Les liens entre organisation et projet de rupture
Les liens entre organisation et projet de rupture
Par Philippe Silberzahn – Le 10 mai 2017
Dans cette vidéo, nous allons voir quels sont les liens entre organisation et projet de rupture. Autrement dit, nous allons tenter d’analyser comment doivent être intégrés les projets innovants dans une entreprise. Mais aussi quel degré d’autonomie laisser à un projet de rupture.
Extrait de la vidéo de formation MOOC Innovation de Rupture
Sur la base du dilemme de l’innovateur et du conflit qui existe entre le modèle d’affaire de l’activité actuelle et celui du projet de rupture, nous avons vu qu’il était nécessaire d’isoler ce dernier dans une entité autonome, afin qu’il puisse créer son propre modèle et grandir sans être étouffé par le l’activité actuelle.

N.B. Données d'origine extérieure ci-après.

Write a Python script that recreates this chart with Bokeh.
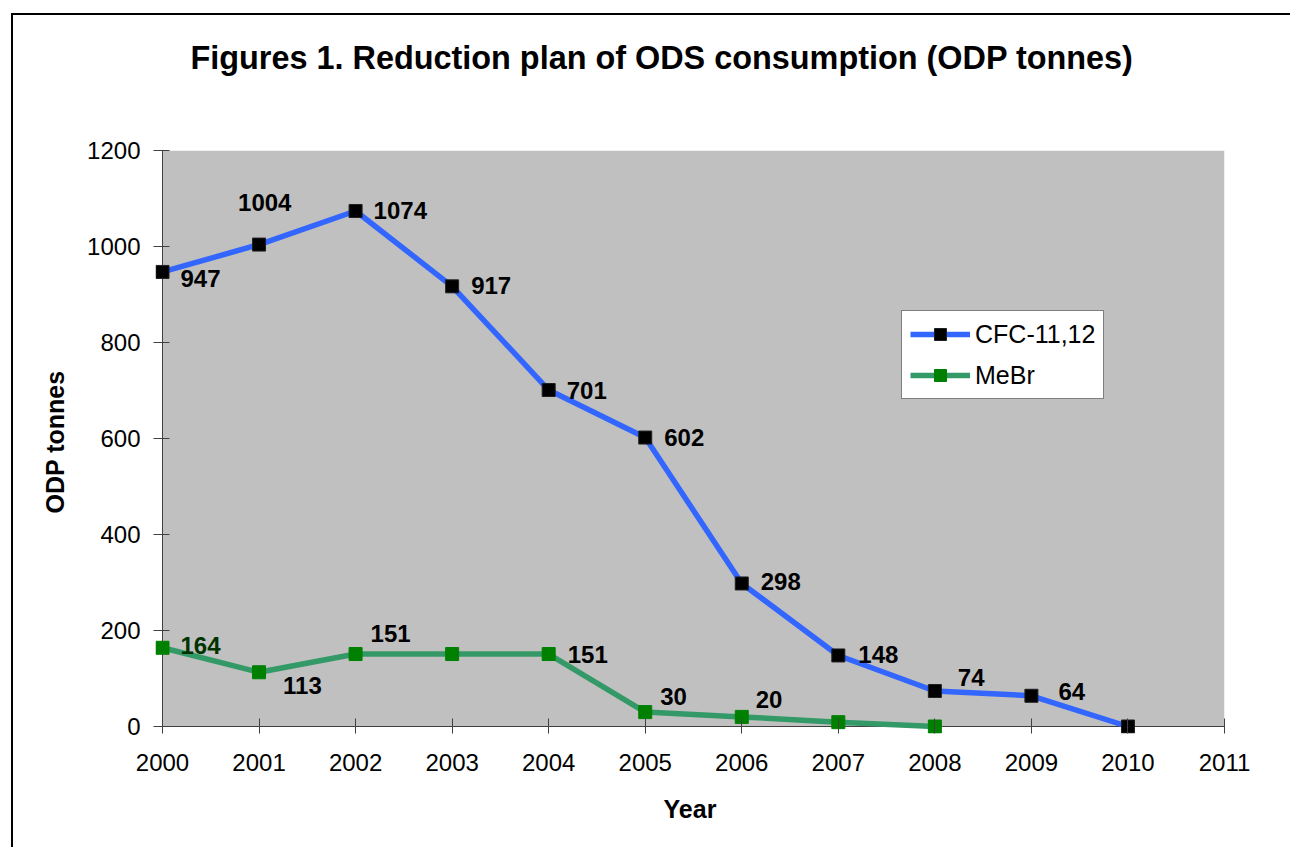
from bokeh.plotting import figure
from bokeh.models import (ColumnDataSource, Title, Legend, LegendItem, FixedTicker,
                          Range1d, BoxAnnotation)
from bokeh.core.properties import value
from bokeh.embed import file_html
from bokeh.resources import INLINE

# ---- data ----
cfc_years = [2000, 2001, 2002, 2003, 2004, 2005, 2006, 2007, 2008, 2009, 2010]
cfc_values = [947, 1004, 1074, 917, 701, 602, 298, 148, 74, 64, 0]
mebr_years = [2000, 2001, 2002, 2003, 2004, 2005, 2006, 2007, 2008]
mebr_values = [164, 113, 151, 151, 151, 30, 20, 9, 0]
x_tick_values = [2000, 2001, 2002, 2003, 2004, 2005, 2006, 2007, 2008, 2009, 2010, 2011]
y_tick_values = [0, 200, 400, 600, 800, 1000, 1200]
cfc_labelled = [0, 1, 2, 3, 4, 5, 6, 7, 8, 9]
mebr_labelled = [0, 1, 2, 4, 5, 6]

title_text = "Figures 1. Reduction plan of ODS consumption (ODP tonnes)"
series_names = ["CFC-11,12", "MeBr"]

# ---- label placement (screen px offsets, styles) ----
cfc_dx = [18, -21, 18, 19, 18, 19, 19, 20, 23, 27]
cfc_dy = [7, -42, 0, -1, 0, 0, -2, -1, -13, -4]
mebr_dx = [18, 24, 15, 19, 15, 14]
mebr_dy = [-2, 13, -21, 0, -16, -17]
mebr_colors = ["#003300", "#000000", "#000000", "#000000", "#000000", "#000000"]

FONT = "Liberation Sans"
AXIS_COLOR = "#404040"
X0, X1 = x_tick_values[0], x_tick_values[-1]
Y0, Y1 = y_tick_values[0], y_tick_values[-1]
PAD_PX = 7                       # white margin inside the frame so edge markers show
px_per_x = 1062 / (X1 - X0)
px_per_y = 576 / (Y1 - Y0)

p = figure(width=1279, height=834, output_backend="svg", toolbar_location=None,
           x_range=Range1d(X0 - PAD_PX / px_per_x, X1),
           y_range=Range1d(Y0 - PAD_PX / px_per_y, Y1), title=None,
           min_border_left=149 - PAD_PX, min_border_right=68, min_border_top=135,
           min_border_bottom=123 - PAD_PX)
p.styles = {"margin-left": "11px", "margin-top": "13px",
            "border-left": "2px solid #000000", "border-top": "2px solid #000000"}
p.background_fill_color = "#FFFFFF"
p.border_fill_color = "#FFFFFF"
p.outline_line_color = None
p.xgrid.grid_line_color = None
p.ygrid.grid_line_color = None
p.add_layout(BoxAnnotation(left=X0, right=X1, bottom=Y0, top=Y1,
                           fill_color="#C0C0C0", fill_alpha=1.0,
                           line_color=None, level="underlay"))

for ax in (p.xaxis[0], p.yaxis[0]):
    ax.axis_line_color = None
    ax.major_tick_line_color = AXIS_COLOR
    ax.minor_tick_line_color = None
    ax.major_label_text_font = FONT
    ax.major_label_text_font_size = "24px"
    ax.major_label_text_color = "#000000"
    ax.axis_label_text_font = FONT
    ax.axis_label_text_font_size = "25px"
    ax.axis_label_text_font_style = "bold"
    ax.axis_label_text_color = "#000000"

p.xaxis.ticker = FixedTicker(ticks=x_tick_values)
p.yaxis.ticker = FixedTicker(ticks=y_tick_values)
# axes sit on the frame edge, PAD_PX outside the data origin: ticks reach across it
p.xaxis.major_tick_in = 8 + PAD_PX
p.xaxis.major_tick_out = 0
p.yaxis.major_tick_in = 7 + PAD_PX
p.yaxis.major_tick_out = 2
p.xaxis.major_label_standoff = 20
p.yaxis.major_label_standoff = 13
p.xaxis.axis_label = "Year"
p.yaxis.axis_label = "ODP tonnes"
p.xaxis.axis_label_standoff = 21
p.yaxis.axis_label_standoff = 15

# axis lines at the data origin
p.segment(x0=[X0, X0], y0=[Y0, Y0], x1=[X1, X0], y1=[Y0, Y1],
          line_color=AXIS_COLOR, line_width=1)

cfc_src = ColumnDataSource(dict(x=cfc_years, y=cfc_values))
mebr_src = ColumnDataSource(dict(x=mebr_years, y=mebr_values))

cl = p.line("x", "y", source=cfc_src, line_color="#3366FF", line_width=5.5, line_join="round")
cm = p.scatter("x", "y", source=cfc_src, marker="square", size=13,
               fill_color="#000000", line_color="#202020")
ml = p.line("x", "y", source=mebr_src, line_color="#339966", line_width=5.5, line_join="round")
mm = p.scatter("x", "y", source=mebr_src, marker="square", size=13,
               fill_color="#008000", line_color="#008000")

cfc_lab = ColumnDataSource(dict(
    x=[cfc_years[i] for i in cfc_labelled],
    y=[cfc_values[i] for i in cfc_labelled],
    t=[str(cfc_values[i]) for i in cfc_labelled],
    dx=cfc_dx, dy=cfc_dy))
mebr_lab = ColumnDataSource(dict(
    x=[mebr_years[i] for i in mebr_labelled],
    y=[mebr_values[i] for i in mebr_labelled],
    t=[str(mebr_values[i]) for i in mebr_labelled],
    dx=mebr_dx, dy=mebr_dy, c=mebr_colors))

p.text("x", "y", text="t", source=cfc_lab, x_offset="dx", y_offset="dy",
       text_font=value(FONT), text_font_size="24px", text_font_style="bold",
       text_color="#000000", text_align="left", text_baseline="middle")
p.text("x", "y", text="t", source=mebr_lab, x_offset="dx", y_offset="dy",
       text_font=value(FONT), text_font_size="24px", text_font_style="bold",
       text_color="c", text_align="left", text_baseline="middle")

legend = Legend(items=[LegendItem(label=series_names[0], renderers=[cl, cm]),
                       LegendItem(label=series_names[1], renderers=[ml, mm])],
                location=(739 + PAD_PX, 327 + PAD_PX))
legend.label_text_font = FONT
legend.label_text_font_size = "25px"
legend.label_text_color = "#000000"
legend.glyph_width = 60
legend.glyph_height = 30
legend.label_height = 30
legend.label_standoff = 5
legend.padding = 8
legend.spacing = 11
legend.margin = 0
legend.border_line_color = "#000000"
legend.border_line_width = 1
legend.background_fill_color = "#FFFFFF"
legend.background_fill_alpha = 1.0
p.add_layout(legend)

# spacer (nearest the frame), then the visible title above it
p.add_layout(Title(text=" ", text_font=FONT, text_font_size="2px",
                   text_color="#FFFFFF", standoff=49), "above")
p.add_layout(Title(text=title_text, text_font=FONT, text_font_size="32.4px",
                   text_font_style="bold", text_color="#000000",
                   align="left", offset=28 + PAD_PX, standoff=44), "above")

open("out.html", "w").write(file_html(p, INLINE))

Mais quel est le degré idéal d’autonomie du projet de rupture ?
Trouver le bon dosage
Lorsqu’il s’agit d’estimer le meilleur degré d’autonomie du projet de rupture, on peut avoir deux extrêmes : s’il n’y a aucune autonomie, et une intégration complète avec l’activité actuelle, c’est la mort assurée. Mais une autonomie totale, sous la forme par exemple d’une externalisation dans une filiale, présente aussi des inconvénients importants pour le projet, mais aussi pour l’entreprise.
L’inconvénient pour le projet est qu’en cas de complet détachement, il va lui être difficile de s’appuyer sur l’organisation actuelle. À l’extrême, le projet ne représentera plus qu’un investissement financier dans un projet externe qui se transformera vite en startup autonome. Rapidement les liens initiaux entre les individus se distendent et la startup se retrouve seule, et le fait de « faire partie d’une organisation » ne représente en fait plus d’avantage, elle est comme les autres startups.
L’inconvénient de l’éloignement complet pour l’entreprise est que du fait de cet éloignement, le projet ne servira pas à la rendre plus innovante. La distance empêchera les transferts de connaissance d’une entité à l’autre. Comme au final le projet se réduit à un simple investissement, la culture entrepreneuriale qui se développe dans le projet n’alimentera pas un changement de culture dans l’organisation d’origine.
Il faut donc bien réfléchir au véritable objectif de l’organisation en permettant le succès du projet de rupture par externalisation.
La séparation de l’entité comme objectif tactique et stratégique
Il peut y avoir un objectif tactique à séparer l’entité abritant l’innovation de rupture: lancer des innovations qui vont être financièrement rentables. Dans ce cas, l’entreprise est une sorte d’incubateur pour les idées générées à l’intérieur par ses employés.
Mais il peut y avoir également un objectif stratégique : faire en sorte que les projets de rupture qui émergent à l’intérieur de l’organisation non seulement réussissent à déboucher sur des produits et services tangibles, mais que ces projets servent à transformer l’organisation.
Or ces deux objectifs ne sont pas toujours compatibles car, rappelons-le, il y a nécessairement un conflit entre l’organisation et le projet de rupture, les intérêts ne sont pas toujours alignés, ni-même alignables. Par exemple, le projet de rupture doit-il utiliser le SI de l’organisation ? Oui, parce que cela permettrait à la direction informatique de développer une expertise en matière de technologie mobile, par exemple, et serait plus rationnel au niveau de l’organisation car cela diminuerait le coût du projet. Mais cela risque de ralentir le projet et donc de compromettre sa réussite.
Le plus souvent, les entreprises choisissent une voie moyenne. Par exemple, Renault a complètement séparé la conception et la fabrication de la Logan dans l’entité Dacia, mais a tout de même commercialisé les véhicules dans son réseau. Bouygues Télécom a isolé l’équipe de son offre low-cost B&You sur un plateau dédié, mais celle-ci s’est appuyée sur l’infrastructure existante. Ce qu’il faut c’est bien regarder les points de conflit et les trancher.
Ce qu’il faut retenir
En résumé, s’il est nécessaire que le projet de rupture dispose d’une forte autonomie, il est important de bien réfléchir aux liens qu’il doit avoir avec le reste de l’organisation et surtout, que la relation entre les deux soit gérée de manière active par quelqu’un ayant suffisamment d’autorité pour trancher les conflits qui seront fréquents. Cela ne peut se faire qu’au plus haut niveau, celui de la direction générale.